Celui-ci, qui séjourna au Plessis à son retour d’Arras, s’y trouva donc naturellement en communauté de sentiments et de doctrine avec les insurgés de germinal et de prairial. Une longue lettre qu’il écrivit à Fouché le 19 germinal an III[2], ne laisse aucun doute sur son étroite solidarité avec les amis encore nombreux de la vertu ou de l’Egalité, issus des mêmes antécédents historiques que lui. Après Vendémiaire et la mise en vigueur de la Constitution nouvelle, une scission se déclara dans le parti républicain, qui fit ressortir le caractère de ce nouveau groupe.

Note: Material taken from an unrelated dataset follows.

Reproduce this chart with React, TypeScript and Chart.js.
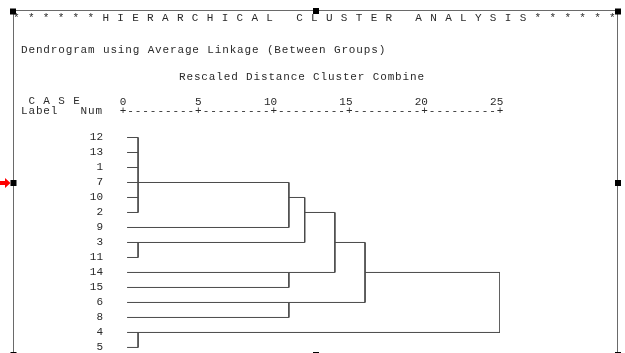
import React, { useEffect, useRef } from 'react';
import { Chart, registerables } from 'chart.js';

Chart.register(...registerables);

// ---- data ----
const CASE_LABELS = ['12', '13', '1', '7', '10', '2', '9', '3', '11', '14', '15', '6', '8', '4', '5'];
const SCALE_TICKS = [0, 5, 10, 15, 20, 25];
const LEAF_START = 0.27;
// merge steps: children ('L#' = case row, 'N#' = earlier merge), rescaled distance, row of the outgoing line
const MERGE_CHILDREN = [
  ['L0', 'L1', 'L2', 'L3', 'L4', 'L5'],
  ['L7', 'L8'],
  ['L13', 'L14'],
  ['N0', 'L6'],
  ['L9', 'L10'],
  ['L11', 'L12'],
  ['N3', 'N1'],
  ['N6', 'N4'],
  ['N7', 'N5'],
  ['N8', 'N2'],
];
const MERGE_DISTANCE = [1.0, 1.0, 1.0, 11.0, 11.0, 11.0, 12.05, 14.05, 16.05, 25.0];
const MERGE_ROW = [3, 7, 13, 4, 9, 11, 5, 7, 9, 11];

const HEADER = '* * * * * * H I E R A R C H I C A L   C L U S T E R   A N A L Y S I S * * * * * *';
const TITLE = 'Dendrogram using Average Linkage (Between Groups)';
const SUBTITLE = 'Rescaled Distance Cluster Combine';
const CASE_HEAD = ' C A S E';
const LABEL_HEAD = 'Label   Num';

const FONT_FAMILY = '"Liberation Mono", "DejaVu Sans Mono", monospace';
const TEXT_COLOR = '#2a2a2a';
const LINE_COLOR = '#4a4a4a';

function buildSegments() {
  const segs: { x: number; y: number }[][] = [];
  const ref = (c: string) => {
    const idx = parseInt(c.slice(1), 10);
    if (c[0] === 'L') return { x: LEAF_START, row: idx };
    return { x: MERGE_DISTANCE[idx], row: MERGE_ROW[idx] };
  };
  MERGE_CHILDREN.forEach((children, k) => {
    const d = MERGE_DISTANCE[k];
    const rows: number[] = [];
    children.forEach((c) => {
      const r = ref(c);
      rows.push(r.row);
      segs.push([{ x: r.x, y: r.row }, { x: d, y: r.row }]);
    });
    segs.push([{ x: d, y: Math.min(...rows) }, { x: d, y: Math.max(...rows) }]);
  });
  return segs;
}

const framePlugin = {
  id: 'spssFrame',
  afterDraw(chart: any) {
    const ctx = chart.ctx as CanvasRenderingContext2D;
    const xs = chart.scales.x;
    ctx.save();
    // frame
    ctx.strokeStyle = '#6a6a6a';
    ctx.lineWidth = 1;
    ctx.beginPath();
    ctx.moveTo(13.5, 10.5);
    ctx.lineTo(617.5, 10.5);
    ctx.moveTo(13.5, 10.5);
    ctx.lineTo(13.5, 360);
    ctx.moveTo(617.5, 10.5);
    ctx.lineTo(617.5, 360);
    ctx.stroke();
    // handles
    ctx.fillStyle = '#000';
    const handles = [
      [13, 11.5], [316, 11], [618, 11.5],
      [13.5, 183], [618, 183],
      [13.5, 355], [316, 355], [618, 355],
    ];
    handles.forEach(([hx, hy]) => ctx.fillRect(hx - 3, hy - 3, 6, 6));
    // red arrow
    ctx.fillStyle = '#ff0000';
    ctx.beginPath();
    ctx.moveTo(0, 181);
    ctx.lineTo(5, 181);
    ctx.lineTo(5, 178);
    ctx.lineTo(10.5, 183);
    ctx.lineTo(5, 188);
    ctx.lineTo(5, 185);
    ctx.lineTo(0, 185);
    ctx.closePath();
    ctx.fill();

    // text
    ctx.fillStyle = TEXT_COLOR;
    ctx.font = `11px ${FONT_FAMILY}`;
    ctx.textBaseline = 'middle';
    ctx.textAlign = 'left';
    (ctx as any).letterSpacing = '0.85px';
    ctx.fillText(HEADER, 13, 18.5);
    ctx.fillText(TITLE, 21, 50);
    ctx.fillText(SUBTITLE, 179, 77);
    ctx.fillText(CASE_HEAD, 21, 101.5);
    ctx.fillText(LABEL_HEAD, 21, 111.5);
    (ctx as any).letterSpacing = '0px';

    // ruler "+---------+" from scale ticks
    ctx.textAlign = 'center';
    const y = 111.5;
    for (let i = 0; i < SCALE_TICKS.length; i++) {
      const p = xs.getPixelForValue(SCALE_TICKS[i]);
      ctx.fillText('+', p, y);
      if (i < SCALE_TICKS.length - 1) {
        const p2 = xs.getPixelForValue(SCALE_TICKS[i + 1]);
        const step = (p2 - p) / 10;
        let dashes = '';
        for (let j = 1; j < 10; j++) dashes += '-';
        ctx.save();
        (ctx as any).letterSpacing = `${step - 6.6}px`;
        ctx.textAlign = 'left';
        ctx.fillText(dashes, p + step - 3.3, y);
        ctx.restore();
      }
    }
    ctx.restore();
  },
};

export default function App() {
  const canvasRef = useRef<HTMLCanvasElement | null>(null);

  useEffect(() => {
    const canvas = canvasRef.current;
    if (!canvas) return;
    const segs = buildSegments();
    const chart = new Chart(canvas, {
      type: 'scatter',
      data: {
        datasets: segs.map((s) => ({
          data: s,
          showLine: true,
          borderColor: LINE_COLOR,
          borderWidth: 1,
          pointRadius: 0,
          pointHoverRadius: 0,
          fill: false,
        })),
      },
      options: {
        responsive: false,
        animation: false,
        events: [],
        devicePixelRatio: 1,
        layout: { padding: { left: 0, right: 125, top: 0, bottom: 0 } },
        plugins: {
          legend: { display: false },
          tooltip: { enabled: false },
          title: { display: false },
        },
        scales: {
          x: {
            type: 'linear',
            position: 'top',
            min: 0,
            max: 25,
            grid: { display: false, drawTicks: false },
            border: { display: false },
            afterBuildTicks: (scale: any) => {
              scale.ticks = SCALE_TICKS.map((v) => ({ value: v }));
            },
            afterFit: (scale: any) => {
              scale.height = 122.5;
              scale.paddingLeft = 0;
              scale.paddingRight = 0;
            },
            ticks: {
              autoSkip: false,
              maxRotation: 0,
              padding: 14,
              color: TEXT_COLOR,
              font: { family: FONT_FAMILY, size: 11 },
              callback: (v: any) => (Number(v) >= 10 ? `${v} ` : `${v}`),
            },
          },
          y: {
            type: 'linear',
            reverse: true,
            min: -1,
            max: 14.37,
            grid: { display: false, drawTicks: false },
            border: { display: false },
            afterBuildTicks: (scale: any) => {
              scale.ticks = CASE_LABELS.map((_, i) => ({ value: i }));
            },
            afterFit: (scale: any) => {
              scale.width = 123;
              scale.paddingTop = 0;
              scale.paddingBottom = 0;
            },
            ticks: {
              autoSkip: false,
              padding: 20,
              color: TEXT_COLOR,
              font: { family: FONT_FAMILY, size: 11 },
              callback: (v: any) => CASE_LABELS[Number(v)] ?? '',
            },
          },
        },
      },
      plugins: [framePlugin],
    } as any);
    return () => chart.destroy();
  }, []);

  return (
    <div style={{ position: 'fixed', left: 0, top: 0, width: 625, height: 353, background: '#fff' }}>
      <canvas ref={canvasRef} width={625} height={353} style={{ display: 'block', width: 625, height: 353 }} />
    </div>
  );
}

Aux patriotes de 1789 « qui pensaient ou feignaient de penser, dit Buonarroti, qu’il fallait attendre du temps la réforme de la Constitution de l’an III et la préparer en s’introduisant dans les fonctions publiques, » s’opposèrent les Egaux, qui depuis plusieurs mois se donnaient ce nom en province comme à Paris (Egaux de 1792

  1. Buonarroti, Conspiration pour l’Egalité, dite de Babeuf, Bruxelles, 1828, t. 1, p. 55.
  2. Donnée par Advielle, t. I, p. 128.